By Blondell Peterson
November 2005

left to right, Mark Ezell, Gordon Flake, Kathy Ahlmark, and Alicia Moore.
Left to right: Mark Ezell accepts a plaque from Gordon Flake, accompanied by Kathy Ahlmark and Alicia Moore. (Photo by Steve McCaw, Image Associates)

Mark Ezell, director of the North Carolina 100 Percent Tobacco Free Schools program, was the speaker for a disability awareness month event on Oct. 11. The Diversity Council Disability Awareness Committee sponsored the program entitled, "Bringing Your Wheelchair to Mt. Everest."

The event marked the 15th anniversary of the Americans with Disabilities Act. When Alicia Moore, chair of the Diversity Council Disability Awareness Committee, opened the program, she said the ADA ensures that people who are physically challenged can participate in all opportunities of life, live with dignity, work productively and achieve dreams. "You're in for a treat as we are joined together today and have the opportunity to meet a man with tremendous courage and inspiration," Moore said.

Ezell, born with Spina Bifida, said he believes that people with disabilities can participate in many activities if the technology and equipment are available. That's why he didn't hesitate to purchase an expensive climbing chair and begin a trek to Mt. Everest.

At a cost of $6000 and a month off from work, he set out to reach the base camp at the top of Mt. Everest. From March 15 to Apr. 15, 2003, he climbed the mountain with a group of 24 people-half with disabilities. Only two out of the group didn't make it to base camp, he said. One was a quadriplegic and the other was a professional climber who got altitude sickness. Normally only 10 percent of the climbers make it, according to Ezell, and the trick is to go slow.

When he wasn't in his chair, Ezell said he was carried in a wooden basket, modified for climbers who used wheelchairs. Teenaged boys, some weighing no more than 150 pounds, carried the climbers. The boys had nothing more than straps around their heads to secure the climbers, according to Ezell. "It's not like it had a seatbelt," he said. "These guys would stop and rest pretty often and sit us down on a ledge. You'd look down and it would be about 5,000 feet down."

Ezell gave an example of how people with disabilities and people without disabilities can work together. One of the team members, an engineer and a west point graduate, verbally instructed Ezell and other team members on how to repair their radio. "He couldn't manipulate the wires himself, because he was a quadriplegic." Ezell said. "We each had skills we brought to the table."
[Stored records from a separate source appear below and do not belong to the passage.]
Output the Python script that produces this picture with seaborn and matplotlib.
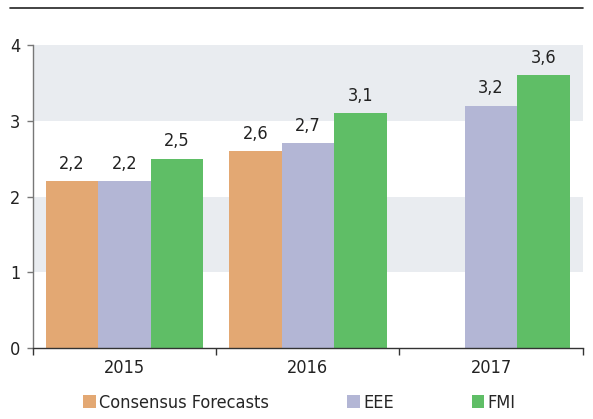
import matplotlib.pyplot as plt
import pandas as pd
import seaborn as sns
import numpy as np
from matplotlib.lines import Line2D

# Data
years = ['2015', '2016', '2017']
series = ['Consensus Forecasts', 'EEE', 'FMI']
consensus = [2.2, 2.6, np.nan]
eee = [2.2, 2.7, 3.2]
fmi = [2.5, 3.1, 3.6]
colors = ['#E3A873', '#B3B6D5', '#5FBE66']

df = pd.DataFrame({
    'year': years * 3,
    'series': [s for s in series for _ in years],
    'value': consensus + eee + fmi,
}).dropna()

sns.set_style('white')
plt.rcParams['font.family'] = ['DejaVu Sans']
plt.rcParams['font.stretch'] = 'condensed'

fig = plt.figure(figsize=(5.93, 4.19), dpi=100)
ax = fig.add_axes([0.0556, 0.1695, 0.927, 0.723])

# grey bands
ax.axhspan(1, 2, color='#E9ECF0', zorder=0, lw=0)
ax.axhspan(3, 4, color='#E9ECF0', zorder=0, lw=0)

sns.barplot(data=df, x='year', y='value', hue='series', order=years,
            hue_order=series, palette=colors, width=0.86, gap=0,
            saturation=1, ax=ax, zorder=2, legend=True, linewidth=0)

for c in ax.containers:
    ax.bar_label(c, fmt=lambda v: f'{v:.1f}'.replace('.', ','),
                 padding=6, fontsize=13, color='#222222')

ax.set_ylim(0, 4)
ax.set_xlim(-0.5, 2.5)
ax.set_yticks([0, 1, 2, 3, 4])
ax.set_xticks([-0.5, 0.5, 1.5, 2.5])
ax.set_xticklabels([])
ax.set_xticks([0, 1, 2], years, minor=True)
ax.tick_params(axis='x', which='major', bottom=True, length=5, width=1,
               color='#333333', direction='out')
ax.tick_params(axis='x', which='minor', bottom=False, length=0, labelsize=13,
               pad=8, labelcolor='#222222')
ax.tick_params(axis='y', length=4, width=1, color='#777777', labelsize=13, pad=5,
               labelcolor='#222222', left=True)
ax.set_xlabel('')
ax.set_ylabel('')

for s in ['top', 'right']:
    ax.spines[s].set_visible(False)
ax.spines['left'].set_color('#777777')
ax.spines['bottom'].set_color('#333333')
ax.spines['left'].set_linewidth(1)
ax.spines['bottom'].set_linewidth(1)

handles, labels = ax.get_legend_handles_labels()
ax.legend(handles, labels, loc='lower center', bbox_to_anchor=(0.505, -0.022),
          bbox_transform=fig.transFigure, ncol=3, frameon=False, fontsize=13,
          handlelength=0.7, handleheight=0.7, handletextpad=0.2, columnspacing=4.3)

fig.add_artist(Line2D([10 / 593, 583 / 593], [1 - 8 / 419, 1 - 8 / 419],
                      color='#222222', lw=1.2, transform=fig.transFigure))

fig.savefig('out.png', dpi=100)
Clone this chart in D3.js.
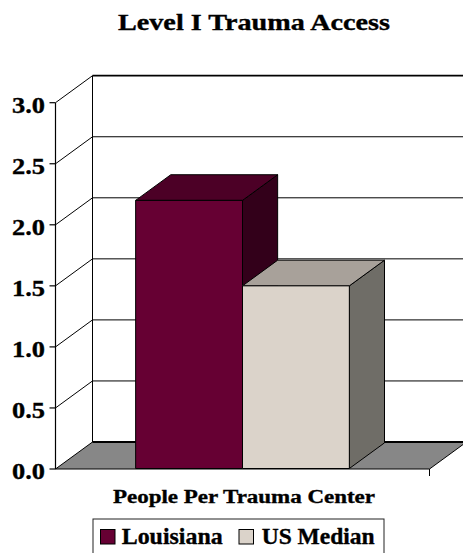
<!DOCTYPE html>
<html>
<head>
<meta charset="utf-8">
<script src="https://cdn.jsdelivr.net/npm/d3@7"></script>
<style>
  html, body { margin: 0; padding: 0; background: #fff; }
  svg { display: block; }
  text { font-family: "Liberation Serif", "Times New Roman", serif; font-weight: bold; fill: #000; stroke: #000; stroke-width: 0.35px; }
</style>
</head>
<body>
<svg id="chart" width="463" height="553"></svg>
<script>
// Chart data
const categories = ["People Per Trauma Center"];
const seriesNames = ["Louisiana", "US Median"];
const seriesValues = [2.2, 1.5];
const yTickValues = [0, 0.5, 1.0, 1.5, 2.0, 2.5, 3.0];
const chartTitle = "Level I Trauma Access";

// Face colours per series: front, top, side
const faceColors = {
  "Louisiana": { front: "#660033", top: "#4c0026", side: "#33001a" },
  "US Median": { front: "#dbd3ca", top: "#a8a19a", side: "#6f6d67" }
};

const svg = d3.select("#chart");

// Oblique projection of the depth axis
const DX = 37, DY = -27;
const proj = (px, py, z) => [px + z * DX, py + z * DY];

const y = d3.scaleLinear().domain([0, 3]).range([469, 102.7]);
const xCat = d3.scaleBand().domain(categories).range([55.5, 429.5]).padding(0);
const xSeries = d3.scaleBand().domain(seriesNames)
  .range([xCat(categories[0]), xCat(categories[0]) + xCat.bandwidth()])
  .paddingInner(0).paddingOuter(0.75);

const x0 = xCat.range()[0], x1 = xCat.range()[1];
const yMin = y(0), yMax = y(3);

// Back wall
const wall = svg.append("g");
wall.append("rect")
  .attr("x", x0 + DX).attr("y", yMax + DY)
  .attr("width", x1 - x0 + 10).attr("height", yMin - yMax)
  .attr("fill", "#fff");

// Gridlines on the back wall and matching lines on the left side wall
yTickValues.filter(v => v > 0).forEach(v => {
  const [bx, by] = proj(x0, y(v), 1);
  wall.append("line")
    .attr("x1", bx).attr("y1", by).attr("x2", x1 + DX + 5).attr("y2", by)
    .attr("stroke", "#000").attr("stroke-width", v === 3 ? 1.8 : 1);
  wall.append("line")
    .attr("x1", x0).attr("y1", y(v)).attr("x2", bx).attr("y2", by)
    .attr("stroke", "#000").attr("stroke-width", 1);
});

// Back vertical edge of the wall
wall.append("line")
  .attr("x1", x0 + DX).attr("y1", yMax + DY)
  .attr("x2", x0 + DX).attr("y2", yMin + DY)
  .attr("stroke", "#000").attr("stroke-width", 1);

// Floor
const floorPts = [proj(x0, yMin, 0), proj(x0, yMin, 1), proj(x1, yMin, 1), proj(x1, yMin, 0)];
svg.append("polygon")
  .attr("points", floorPts.map(p => p.join(",")).join(" "))
  .attr("fill", "#878787").attr("stroke", "#000").attr("stroke-width", 1);
svg.append("line")
  .attr("x1", x0 + DX).attr("y1", yMin + DY).attr("x2", x1 + DX + 5).attr("y2", yMin + DY)
  .attr("stroke", "#000").attr("stroke-width", 2);

// Value axis
svg.append("line")
  .attr("x1", x0).attr("y1", yMax).attr("x2", x0).attr("y2", yMin)
  .attr("stroke", "#000").attr("stroke-width", 1.2);
const yAxis = svg.append("g");
yTickValues.forEach(v => {
  yAxis.append("line")
    .attr("x1", x0 - 6).attr("y1", y(v)).attr("x2", x0).attr("y2", y(v))
    .attr("stroke", "#000").attr("stroke-width", 1.2);
  yAxis.append("text")
    .attr("x", 45).attr("y", y(v) + 10)
    .attr("text-anchor", "end")
    .attr("font-size", 23)
    .attr("textLength", 33).attr("lengthAdjust", "spacingAndGlyphs")
    .text(d3.format(".1f")(v));
});

// Category axis tick at the right end of the floor
svg.append("line")
  .attr("x1", x1).attr("y1", yMin).attr("x2", x1).attr("y2", yMin + 7)
  .attr("stroke", "#000").attr("stroke-width", 1);

// 3D bars, drawn left to right so faces overlap correctly
const depth = 0.95;
const bars = svg.append("g");
seriesNames.forEach((name, i) => {
  const v = seriesValues[i];
  const bx0 = xSeries(name), bx1 = bx0 + xSeries.bandwidth();
  const top = y(v), bottom = y(0) - 0.5;
  const c = faceColors[name];
  const poly = (pts, fill) => bars.append("polygon")
    .attr("points", pts.map(p => p.join(",")).join(" "))
    .attr("fill", fill).attr("stroke", "#000").attr("stroke-width", 1)
    .attr("stroke-linejoin", "round");
  // side
  poly([proj(bx1, bottom, 0), proj(bx1, top, 0), proj(bx1, top, depth), proj(bx1, bottom, depth)], c.side);
  // top
  poly([proj(bx0, top, 0), proj(bx0, top, depth), proj(bx1, top, depth), proj(bx1, top, 0)], c.top);
  // front
  poly([proj(bx0, bottom, 0), proj(bx0, top, 0), proj(bx1, top, 0), proj(bx1, bottom, 0)], c.front);
});

// Title
svg.append("text")
  .attr("x", 254).attr("y", 30)
  .attr("text-anchor", "middle")
  .attr("font-size", 23)
  .attr("textLength", 272).attr("lengthAdjust", "spacingAndGlyphs")
  .text(chartTitle);

// Category label
svg.append("text")
  .attr("x", 244).attr("y", 503)
  .attr("text-anchor", "middle")
  .attr("font-size", 18)
  .attr("textLength", 262).attr("lengthAdjust", "spacingAndGlyphs")
  .text(categories[0]);

// Legend
const legend = svg.append("g");
legend.append("rect")
  .attr("x", 93).attr("y", 519).attr("width", 291).attr("height", 45)
  .attr("fill", "#fff").attr("stroke", "#222").attr("stroke-width", 1);
const legendItems = [
  { sx: 100.5, tx: 121.7, tw: 101 },
  { sx: 239, tx: 261.7, tw: 113 }
];
seriesNames.forEach((name, i) => {
  const it = legendItems[i];
  legend.append("rect")
    .attr("x", it.sx).attr("y", 529.5).attr("width", 14.5).attr("height", 14.5)
    .attr("fill", faceColors[name].front).attr("stroke", "#000").attr("stroke-width", 1);
  legend.append("text")
    .attr("x", it.tx).attr("y", 544)
    .attr("font-size", 23)
    .attr("textLength", it.tw).attr("lengthAdjust", "spacingAndGlyphs")
    .text(name);
});
</script>
</body>
</html>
Ezell jokingly told the crowd that there was no yellow brick road or sign out front saying "welcome to base camp," and there was no Starbucks or theaters along the way. After 30 days, the group made it to base camp and enjoyed dinner and entertainment by members of the Sherpa tribe. In return the westerners sang old Hank Williams tunes for the locals, he said.

Ever the adventurer, Ezell said the three-day stay at the 17,600 feet high base camp, was about 2 ½ days too long since there was nothing to do.

A couple of things happened on the way down the mountain that reminded the climbers of the seriousness of their adventure, Ezell said. First, a member of a French expedition died of pulmonary edema. The second wake up call was the "taxi ride," as Ezell called it, from base camp to town.

"We were airlifted out on a vintage 1979 soviet army helicopter," he said. "The helicopter was hijacked by two soviet pilots from Aphghanistan who flew to Nepal and started this 'taxi service.' When you got inside you could see the bullet holes in the bottom that had been closed with epoxy," he said. "It was fascinating but a little disconcerting."